DD: Your twin sister features heavily in the pictures, what is it about her that you find so inspiring?
Lindsay Usich: For me, the mise–en–scène frequently includes myself or my sister, Ashley. My photography is dictated almost exclusively by mood and I am too impatient to wait for another time, another inspiration. I find her to be the best subject and there is no better moment than the one we are in. I am able to use her image and interchange it with mine which I feel is a luxury. This may be considered complete narcissism, but one can always go a step further.

DD: A lot of your work mixes femininity with a darker edge, e.g the flowers shot at night. What is the meaning behind these pictures?
Lindsay Usich: Femininity and romanticism often go hand in hand with darker, more macabre elements- this is especially true in my everyday life. I do attempt to balance and lend a delicate feeling to what could become dissolute through the softness of say, flowers- even though the reality may be far from. I know the story behind every photo, but that is for the viewer to interpret on their own.

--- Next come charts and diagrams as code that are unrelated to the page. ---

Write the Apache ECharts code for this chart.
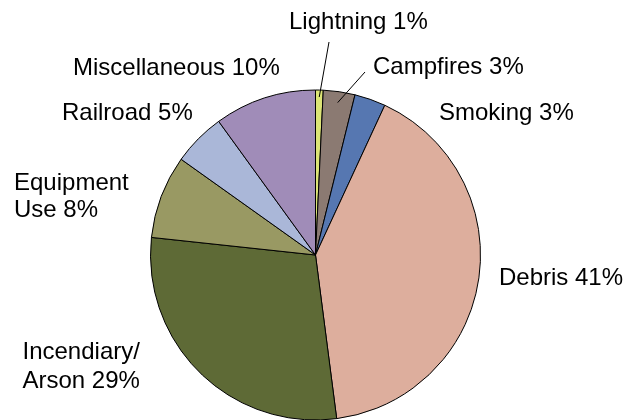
<!DOCTYPE html>
<html>
<head>
<meta charset="utf-8">
<script src="https://cdn.jsdelivr.net/npm/echarts@6/dist/echarts.min.js"></script>
<style>
html,body{margin:0;padding:0;background:#fff;}
#chart{width:625px;height:420px;}
</style>
</head>
<body>
<div id="chart"></div>
<script>
// Data
var categories = ['Lightning', 'Campfires', 'Smoking', 'Debris', 'Incendiary/\nArson', 'Equipment\nUse', 'Railroad', 'Miscellaneous'];
var values = [0.75, 3.1, 3.05, 41.05, 28.75, 8.15, 5.17, 9.98];
var pctLabels = ['1%', '3%', '3%', '41%', '29%', '8%', '5%', '10%'];

// Styles / layout
var colors = ['#dce476', '#8b7a72', '#5677b1', '#ddae9d', '#5e6a36', '#999963', '#aab7d8', '#a08cb8'];
var CX = 315.5, CY = 255, R = 165;
var FONT = '24px "Liberation Sans", Arial, Helvetica, sans-serif';
var labelPos = [
  {x: 289, y: 22},
  {x: 373, y: 67},
  {x: 439, y: 113.5},
  {x: 499, y: 278},
  {x: 22.5, y: 367, lh: 29.5},
  {x: 14, y: 196.5, lh: 27},
  {x: 62, y: 113},
  {x: 73, y: 68}
];
var lineTop = {0: [329, 42], 1: [365, 72]};
var lineInset = {0: 7, 1: 11};

var total = values.reduce(function(a, b){ return a + b; }, 0);
function midPoint(i, rr) {
  var cum = 0;
  for (var k = 0; k < i; k++) cum += values[k];
  var a = (cum + values[i] / 2) / total * 2 * Math.PI;
  return [CX + rr * Math.sin(a), CY - rr * Math.cos(a)];
}

var data = categories.map(function(c, i) {
  return { name: c, value: values[i], itemStyle: {color: colors[i]} };
});

var graphics = [];
categories.forEach(function(c, i) {
  var lp = labelPos[i];
  graphics.push({
    type: 'text',
    x: lp.x, y: lp.y,
    z: 10,
    style: {
      text: c + ' ' + pctLabels[i],
      font: FONT,
      fill: '#000',
      textAlign: 'left',
      textVerticalAlign: 'middle',
      lineHeight: lp.lh || 26
    }
  });
  if (lineTop[i]) {
    var inner = midPoint(i, R - lineInset[i]);
    graphics.push({
      type: 'line',
      z: 10,
      shape: {x1: inner[0], y1: inner[1], x2: lineTop[i][0], y2: lineTop[i][1]},
      style: {stroke: '#000', lineWidth: 1}
    });
  }
});

var chart = echarts.init(document.getElementById('chart'), null, {renderer: 'canvas'});
chart.setOption({
  animation: false,
  backgroundColor: '#ffffff',
  series: [{
    type: 'pie',
    center: [CX, CY],
    radius: R,
    startAngle: 90,
    clockwise: true,
    data: data,
    itemStyle: {borderColor: '#000', borderWidth: 1},
    label: {show: false},
    labelLine: {show: false},
    emphasis: {disabled: true}
  }],
  graphic: graphics
});
</script>
</body>
</html>
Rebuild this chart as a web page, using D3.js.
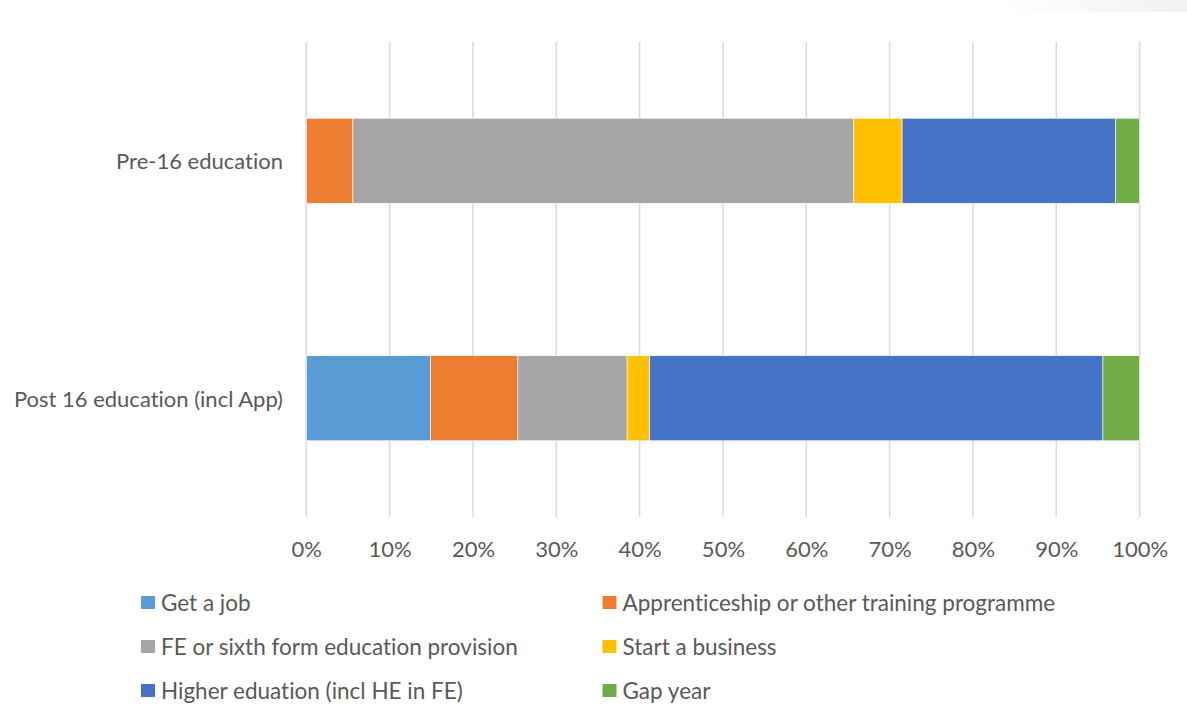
<!DOCTYPE html>
<html>
<head>
<meta charset="utf-8">
<script src="https://cdn.jsdelivr.net/npm/d3@7/dist/d3.min.js"></script>
<style>
  html, body { margin: 0; padding: 0; background: #fff; }
  svg { display: block; }
  text { font-family: Lato, "Open Sans", sans-serif; fill: #595959; font-variant-ligatures: none; font-feature-settings: "liga" 0, "clig" 0; }
</style>
</head>
<body>
<svg id="chart" width="1187" height="704"></svg>
<script>
// Destinations by stage of education (percent of respondents)
const categories = ["Pre-16 education", "Post 16 education (incl App)"];
const seriesNames = [
  "Get a job",
  "Apprenticeship or other training programme",
  "FE or sixth form education provision",
  "Start a business",
  "Higher eduation (incl HE in FE)",
  "Gap year"
];
const getAJob       = [0.0, 14.9];
const apprenticeship = [5.6, 10.5];
const feSixthForm   = [60.1, 13.1];
const startBusiness = [5.8, 2.7];
const higherEd      = [25.6, 54.4];
const gapYear       = [2.9, 4.4];
const tickValues = [0, 10, 20, 30, 40, 50, 60, 70, 80, 90, 100];
const colors = ["#5B9BD5", "#ED7D31", "#A5A5A5", "#FFC000", "#4472C4", "#70AD47"];

const seriesValues = [getAJob, apprenticeship, feSixthForm, startBusiness, higherEd, gapYear];
const rows = categories.map((c, i) => {
  const r = { category: c };
  seriesNames.forEach((s, j) => { r[s] = seriesValues[j][i]; });
  return r;
});

const svg = d3.select("#chart");

// faint shading in the top-right corner of the canvas
const defs = svg.append("defs");
const grad = defs.append("linearGradient").attr("id", "corner")
  .attr("x1", "0").attr("y1", "0").attr("x2", "1").attr("y2", "0");
grad.append("stop").attr("offset", "0").attr("stop-color", "#ffffff");
grad.append("stop").attr("offset", "1").attr("stop-color", "#f2f2f2");
svg.append("rect").attr("x", 1000).attr("y", 0).attr("width", 187).attr("height", 12)
  .attr("fill", "url(#corner)");

const margin = { left: 306.3, right: 1139.6, top: 42, bottom: 517 };

const x = d3.scaleLinear().domain([0, 100]).range([margin.left, margin.right]);
const y = d3.scaleBand().domain(categories)
  .range([margin.top, margin.bottom])
  .paddingInner(0.642).paddingOuter(0.321);

// vertical gridlines
svg.append("g")
  .selectAll("line")
  .data(tickValues)
  .join("line")
  .attr("x1", d => x(d)).attr("x2", d => x(d))
  .attr("y1", margin.top).attr("y2", margin.bottom)
  .attr("stroke", "#d9d9d9").attr("stroke-width", 1.5);

// stacked bars
const stack = d3.stack().keys(seriesNames)(rows);
svg.append("g")
  .selectAll("g")
  .data(stack)
  .join("g")
  .attr("fill", (d, i) => colors[i])
  .selectAll("rect")
  .data(d => d.filter(p => p[1] - p[0] > 0))
  .join("rect")
  .attr("x", d => x(d[0]))
  .attr("width", d => x(d[1]) - x(d[0]))
  .attr("y", d => y(d.data.category))
  .attr("height", y.bandwidth())
  .attr("stroke", "#ffffff").attr("stroke-width", 0.6);

// x axis labels
const xAxis = d3.axisBottom(x).tickValues(tickValues).tickFormat(d => d + "%").tickSize(0).tickPadding(0);
const gx = svg.append("g").attr("transform", `translate(0, ${margin.bottom})`).call(xAxis);
gx.select(".domain").remove();
gx.selectAll("text")
  .attr("dy", null).attr("y", 31).attr("dominant-baseline", "central")
  .style("font-family", "Lato, sans-serif").style("font-size", "22px").attr("fill", "#595959");

// category labels
const yAxis = d3.axisLeft(y).tickSize(0).tickPadding(0);
const gy = svg.append("g").attr("transform", `translate(283, 0)`).call(yAxis);
gy.select(".domain").remove();
gy.selectAll("text")
  .attr("dy", null).attr("x", 0).attr("dominant-baseline", "central")
  .style("font-family", "Lato, sans-serif").style("font-size", "22px").attr("fill", "#595959");

// legend: two columns, three rows
const legendCols = [141, 602.5];
const legendRows = [602.5, 646.5, 690.5];
const legend = svg.append("g")
  .selectAll("g")
  .data(seriesNames)
  .join("g")
  .attr("transform", (d, i) => `translate(${legendCols[i % 2]}, ${legendRows[Math.floor(i / 2)]})`);
legend.append("rect")
  .attr("x", 0).attr("y", -6.5).attr("width", 14).attr("height", 13)
  .attr("fill", (d, i) => colors[i]);
legend.append("text")
  .attr("x", 20).attr("y", 0).attr("dominant-baseline", "central")
  .style("font-size", "22.5px")
  .text(d => d);
</script>
</body>
</html>
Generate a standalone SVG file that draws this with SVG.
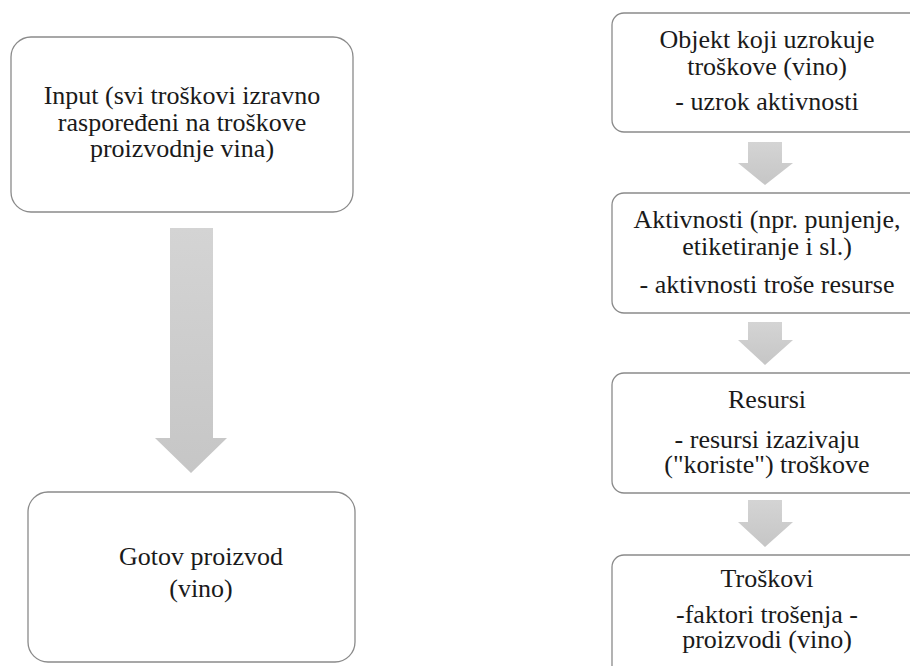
<svg xmlns="http://www.w3.org/2000/svg" width="910" height="666" viewBox="0 0 910 666">
<defs>
<linearGradient id="g" x1="0" y1="0" x2="0" y2="1">
<stop offset="0" stop-color="#d4d4d4"/>
<stop offset="1" stop-color="#c6c6c6"/>
</linearGradient>
</defs>
<rect width="910" height="666" fill="#fff"/>
<g id="connectors" fill="url(#g)">
<path d="M170,228 H213 V438 H227 L191,473 L155,438 H170 Z"/>
<path d="M748,142 H782 V163 H793 L765,185 L738,163 H748 Z"/>
<path d="M748,322 H782 V340 H793 L765,365 L738,340 H748 Z"/>
<path d="M748,500 H782 V522 H793 L765,547 L738,522 H748 Z"/>
</g>
<g fill="#fff" stroke="#8a8a8a" stroke-width="1.3">
<rect id="box-input" x="11" y="37" width="342" height="175" rx="20"/>
<rect id="box-gotov" x="28" y="492" width="327" height="170" rx="20"/>
<rect id="box-objekt" x="612" y="13" width="310" height="119" rx="12"/>
<rect id="box-aktivnosti" x="612" y="193" width="310" height="120" rx="12"/>
<rect id="box-resursi" x="612" y="373" width="310" height="120" rx="12"/>
<rect id="box-troskovi" x="612" y="555" width="310" height="130" rx="12"/>
</g>
<g font-family="Liberation Serif" font-size="26" fill="#1a1a1a" text-anchor="middle">
<g id="input">
<text x="182" y="104">Input (svi troškovi izravno</text>
<text x="182" y="131">raspoređeni na troškove</text>
<text x="182" y="157">proizvodnje vina)</text>
</g>
<g id="gotov">
<text x="201" y="565">Gotov proizvod</text>
<text x="201" y="597">(vino)</text>
</g>
<g id="objekt">
<text x="767" y="48">Objekt koji uzrokuje</text>
<text x="767" y="75">troškove (vino)</text>
<text x="767" y="110">- uzrok aktivnosti</text>
</g>
<g id="aktivnosti">
<text x="767" y="228">Aktivnosti (npr. punjenje,</text>
<text x="767" y="255">etiketiranje i sl.)</text>
<text x="767" y="293">- aktivnosti troše resurse</text>
</g>
<g id="resursi">
<text x="767" y="408">Resursi</text>
<text x="767" y="448">- resursi izazivaju</text>
<text x="767" y="473">("koriste") troškove</text>
</g>
<g id="troskovi">
<text x="767" y="587">Troškovi</text>
<text x="767" y="623">-faktori trošenja -</text>
<text x="767" y="648">proizvodi (vino)</text>
</g>
</g>
</svg>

DD: There are also lots of pictures taken at dusk and of sunsets. What is it about this time of day that you like best?
Lindsay Usich: I tend to be repetitive when I am passionate or fascinated with one thing. I've always found the fragility of dawn and dusk to be a cynosure of beauty and elegance. The harsh, hard light of midday is absolutely not appealing to me. Beyond that I'm very nocturnal and primarily am active from from sunset to sunrise.

DD: If you could say one thing to the world through your photography, what would you want it to be?
Lindsay Usich: It would be too easy to say it's a dialectic against digital film. But the eloquence is in the graininess, the unseen details, and what is left for you to imagine.

DD: What is your favourite photo out of the collection and why?
Lindsay Usich: Because each image has been spawned from a true and personal existence, I am constantly refining and redefining my favorite. But I'll know once I'm done.